--- START SUPPLIED INFORMATION ---

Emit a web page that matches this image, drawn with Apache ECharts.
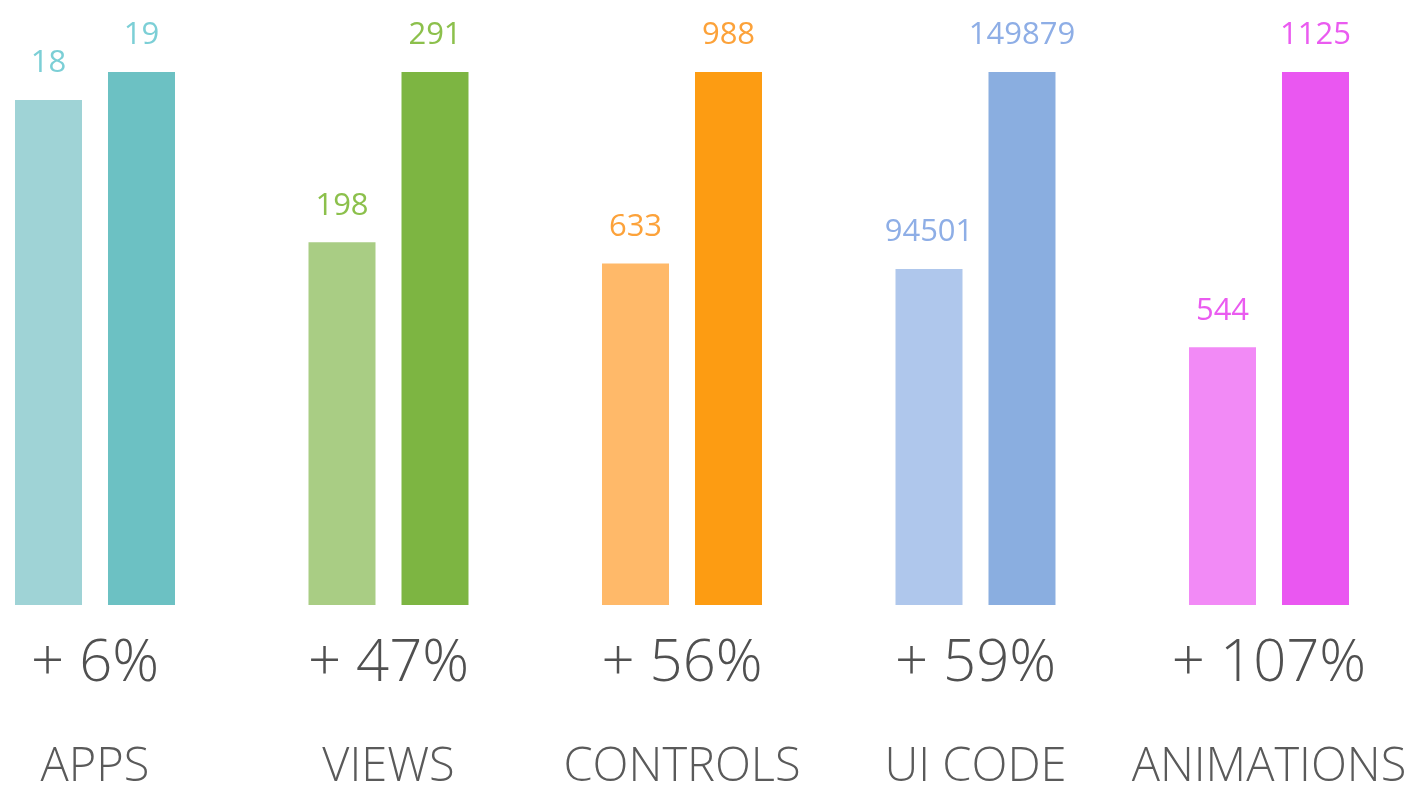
<!DOCTYPE html>
<html>
<head>
<meta charset="utf-8">
<script src="https://cdn.jsdelivr.net/npm/echarts@6/dist/echarts.min.js"></script>
<style>
html,body{margin:0;padding:0;background:#fff;}
#chart{width:1412px;height:790px;}
</style>
</head>
<body>
<div id="chart"></div>
<script>
const categories = ['APPS', 'VIEWS', 'CONTROLS', 'UI CODE', 'ANIMATIONS'];
const oldValues = [18, 198, 633, 94501, 544];
const newValues = [19, 291, 988, 149879, 1125];
const changeLabels = ['+ 6%', '+ 47%', '+ 56%', '+ 59%', '+ 107%'];
const lightColors = ['#9fd3d6', '#a9cd84', '#ffb969', '#afc7ec', '#f28af6'];
const darkColors = ['#6cc1c3', '#7db542', '#fd9c12', '#8aaee0', '#ea57f1'];
const labelColors = ['#7ccfd6', '#8cc04c', '#fca23a', '#8eaee6', '#ea5bf0'];

const FONT = '"Open Sans", "Noto Sans", sans-serif';
const grids = [], xAxes = [], yAxes = [], series = [];
categories.forEach((cat, i) => {
  grids.push({ left: 15 + 293.5 * i, width: 160, top: 72, bottom: 185, outerBoundsMode: 'none', containLabel: false });
  xAxes.push({
    type: 'category', gridIndex: i, data: [cat],
    axisLine: { show: false }, axisTick: { show: false }, splitLine: { show: false },
    axisLabel: {
      margin: 14, interval: 0,
      formatter: () => '{pct|' + changeLabels[i] + '}\n{name|' + cat + '}',
      rich: {
        pct: { fontSize: 58, fontFamily: FONT, fontWeight: 300, color: '#505050', lineHeight: 90 },
        name: { fontSize: 47, fontFamily: FONT, fontWeight: 300, color: '#5a5a5a', lineHeight: 118 }
      }
    }
  });
  yAxes.push({ type: 'value', gridIndex: i, min: 0, max: newValues[i], show: false, splitLine: { show: false } });
  const lbl = { show: true, position: 'top', distance: 21, color: labelColors[i], fontSize: 31, fontFamily: FONT, fontWeight: 400 };
  series.push({
    type: 'bar', xAxisIndex: i, yAxisIndex: i, data: [oldValues[i]],
    barWidth: 67, barGap: '38.8%', itemStyle: { color: lightColors[i] }, label: lbl
  });
  series.push({
    type: 'bar', xAxisIndex: i, yAxisIndex: i, data: [newValues[i]],
    barWidth: 67, barGap: '38.8%', itemStyle: { color: darkColors[i] }, label: lbl
  });
});

const chart = echarts.init(document.getElementById('chart'), null, { renderer: 'canvas' });
chart.setOption({
  animation: false,
  backgroundColor: '#ffffff',
  grid: grids, xAxis: xAxes, yAxis: yAxes, series: series
});
</script>
</body>
</html>
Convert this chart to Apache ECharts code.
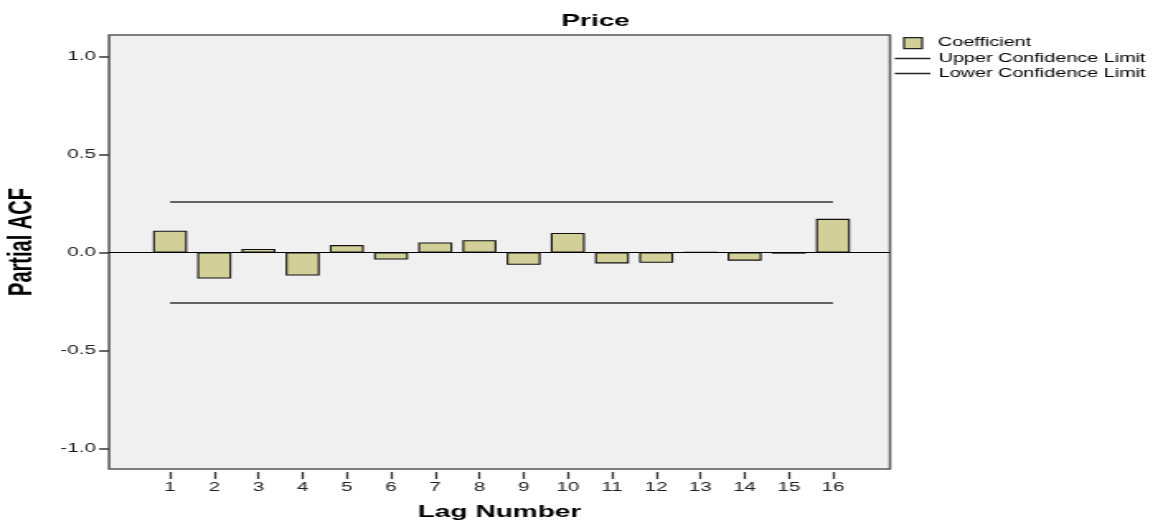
<!DOCTYPE html>
<html>
<head>
<meta charset="utf-8">
<style>
  html, body { margin: 0; padding: 0; background: #ffffff; overflow: hidden; }
  #wrap { width: 1163px; height: 521px; overflow: hidden; }
  /* the chart is laid out at a narrower width and widened horizontally,
     which gives the broad, stretched lettering of the SPSS export */
  #chart { width: 705px; height: 521px; transform: scaleX(1.6496); transform-origin: 0 0; }
</style>
<script src="https://cdn.jsdelivr.net/npm/echarts@6/dist/echarts.min.js"></script>
</head>
<body>
<div id="wrap"><div id="chart"></div></div>
<script>
// Lag numbers on the horizontal axis
var lags = [1, 2, 3, 4, 5, 6, 7, 8, 9, 10, 11, 12, 13, 14, 15, 16];
// Partial autocorrelation coefficient at each lag
var coefficients = [0.111, -0.133, 0.018, -0.118, 0.038, -0.036, 0.051, 0.063,
                    -0.063, 0.100, -0.056, -0.053, 0.003, -0.042, -0.006, 0.172];
// Confidence limits at each lag
var upperLimit = [0.258, 0.258, 0.258, 0.258, 0.258, 0.258, 0.258, 0.258,
                  0.258, 0.258, 0.258, 0.258, 0.258, 0.258, 0.258, 0.258];
var lowerLimit = [-0.258, -0.258, -0.258, -0.258, -0.258, -0.258, -0.258, -0.258,
                  -0.258, -0.258, -0.258, -0.258, -0.258, -0.258, -0.258, -0.258];
// Value-axis tick labels
var yTicks = [-1.0, -0.5, 0.0, 0.5, 1.0];

var pair = function (vals) { return lags.map(function (l, i) { return [l, vals[i]]; }); };

var chart = echarts.init(document.getElementById('chart'), null, { renderer: 'canvas' });
var baseFont = 'Liberation Sans, Arial, sans-serif';

chart.setOption({
  animation: false,
  backgroundColor: '#ffffff',
  title: {
    text: 'Price',
    left: 356, top: 8, textAlign: 'center',
    textStyle: { fontFamily: baseFont, fontSize: 17, fontWeight: 'bold', color: '#000' }
  },
  legend: [
    {
      data: [{ name: 'Coefficient', icon: 'rect' }],
      left: 547.4, top: 37, padding: 0,
      itemWidth: 11, itemHeight: 11,
      itemStyle: { borderColor: '#222', borderWidth: 1.2 },
      textStyle: { fontFamily: baseFont, fontSize: 12, color: '#000', padding: [0, 0, 0, 4.6] }
    },
    {
      data: [
        { name: 'Upper Confidence Limit', icon: 'rect' },
        { name: 'Lower Confidence Limit', icon: 'rect' }
      ],
      orient: 'vertical',
      left: 542.4, top: 51, padding: 0,
      itemWidth: 21.6, itemHeight: 1.5, itemGap: 0,
      itemStyle: { color: '#222', borderWidth: 0 },
      textStyle: { fontFamily: baseFont, fontSize: 12, color: '#000', lineHeight: 15 }
    }
  ],
  grid: {
    left: 66.1, right: 165.5, top: 35, bottom: 52,
    outerBoundsMode: 'none',
    show: true, backgroundColor: '#f0f0f0',
    borderColor: '#555', borderWidth: 1.5
  },
  xAxis: {
    type: 'value',
    min: -0.38, max: 17.29,
    name: 'Lag Number', nameLocation: 'middle', nameGap: 32,
    nameTextStyle: { fontFamily: baseFont, fontSize: 17, fontWeight: 'bold', color: '#000' },
    offset: 3,
    axisLine: { show: false, onZero: false },
    splitLine: { show: false },
    axisTick: { show: true, length: 7, customValues: lags, lineStyle: { color: '#333', width: 1.3 } },
    axisLabel: { customValues: lags, margin: 9, fontFamily: baseFont, fontSize: 12.5, color: '#222' }
  },
  yAxis: {
    type: 'value',
    min: -1.105, max: 1.11,
    name: 'Partial ACF', nameLocation: 'middle', nameGap: 43, nameRotate: 90,
    nameTextStyle: { fontFamily: baseFont, fontSize: 20, fontWeight: 'bold', color: '#000', padding: [0, 0, 0, 20] },
    axisLine: { show: false, onZero: false },
    splitLine: { show: false },
    axisTick: { show: true, length: 6, customValues: yTicks, lineStyle: { color: '#333', width: 1.5 } },
    axisLabel: {
      customValues: yTicks, margin: 8,
      fontFamily: baseFont, fontSize: 12.5, color: '#222',
      formatter: function (v) { return v.toFixed(1); }
    }
  },
  series: [
    {
      name: 'Coefficient',
      type: 'bar',
      data: pair(coefficients),
      barWidth: 20.6,
      itemStyle: { color: '#d3cf98', borderColor: '#111', borderWidth: 1.1 },
      markLine: {
        silent: true, symbol: 'none', label: { show: false },
        lineStyle: { color: '#000', width: 1.2, type: 'solid' },
        data: [{ yAxis: 0 }]
      },
      z: 3
    },
    {
      name: 'Upper Confidence Limit',
      type: 'line',
      data: pair(upperLimit),
      symbol: 'none',
      lineStyle: { color: '#333', width: 1.5 },
      itemStyle: { color: '#333' }
    },
    {
      name: 'Lower Confidence Limit',
      type: 'line',
      data: pair(lowerLimit),
      symbol: 'none',
      lineStyle: { color: '#333', width: 1.5 },
      itemStyle: { color: '#333' }
    }
  ]
});
</script>
</body>
</html>
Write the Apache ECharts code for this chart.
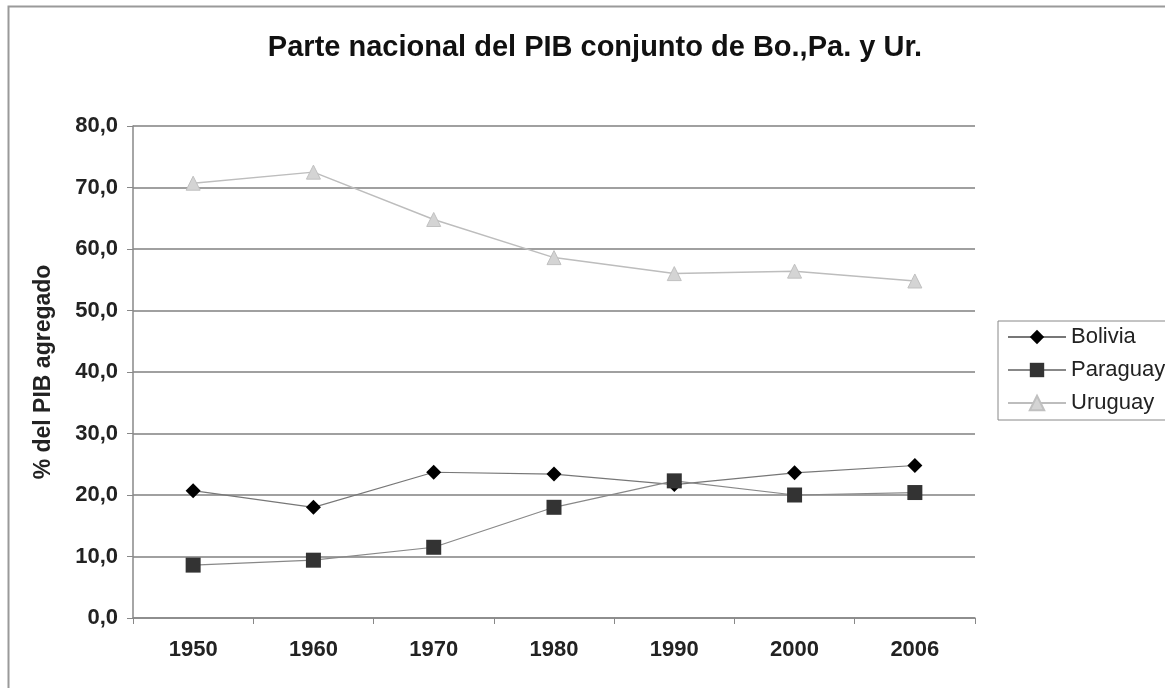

--- END SUPPLIED INFORMATION ---

PROBLEM DETAILS: Go back to the entries above and restate word for word every line from the first through the one that contains "['#7ccfd6', '#8cc04c', '#fca23a', '#8eaee6', '#ea5bf0'];", leaving the pictures behind.

RESPONSE TO THIS TASK:
Emit a web page that matches this image, drawn with Apache ECharts.
<!DOCTYPE html>
<html>
<head>
<meta charset="utf-8">
<script src="https://cdn.jsdelivr.net/npm/echarts@6/dist/echarts.min.js"></script>
<style>
html,body{margin:0;padding:0;background:#fff;}
#chart{width:1412px;height:790px;}
</style>
</head>
<body>
<div id="chart"></div>
<script>
const categories = ['APPS', 'VIEWS', 'CONTROLS', 'UI CODE', 'ANIMATIONS'];
const oldValues = [18, 198, 633, 94501, 544];
const newValues = [19, 291, 988, 149879, 1125];
const changeLabels = ['+ 6%', '+ 47%', '+ 56%', '+ 59%', '+ 107%'];
const lightColors = ['#9fd3d6', '#a9cd84', '#ffb969', '#afc7ec', '#f28af6'];
const darkColors = ['#6cc1c3', '#7db542', '#fd9c12', '#8aaee0', '#ea57f1'];
const labelColors = ['#7ccfd6', '#8cc04c', '#fca23a', '#8eaee6', '#ea5bf0'];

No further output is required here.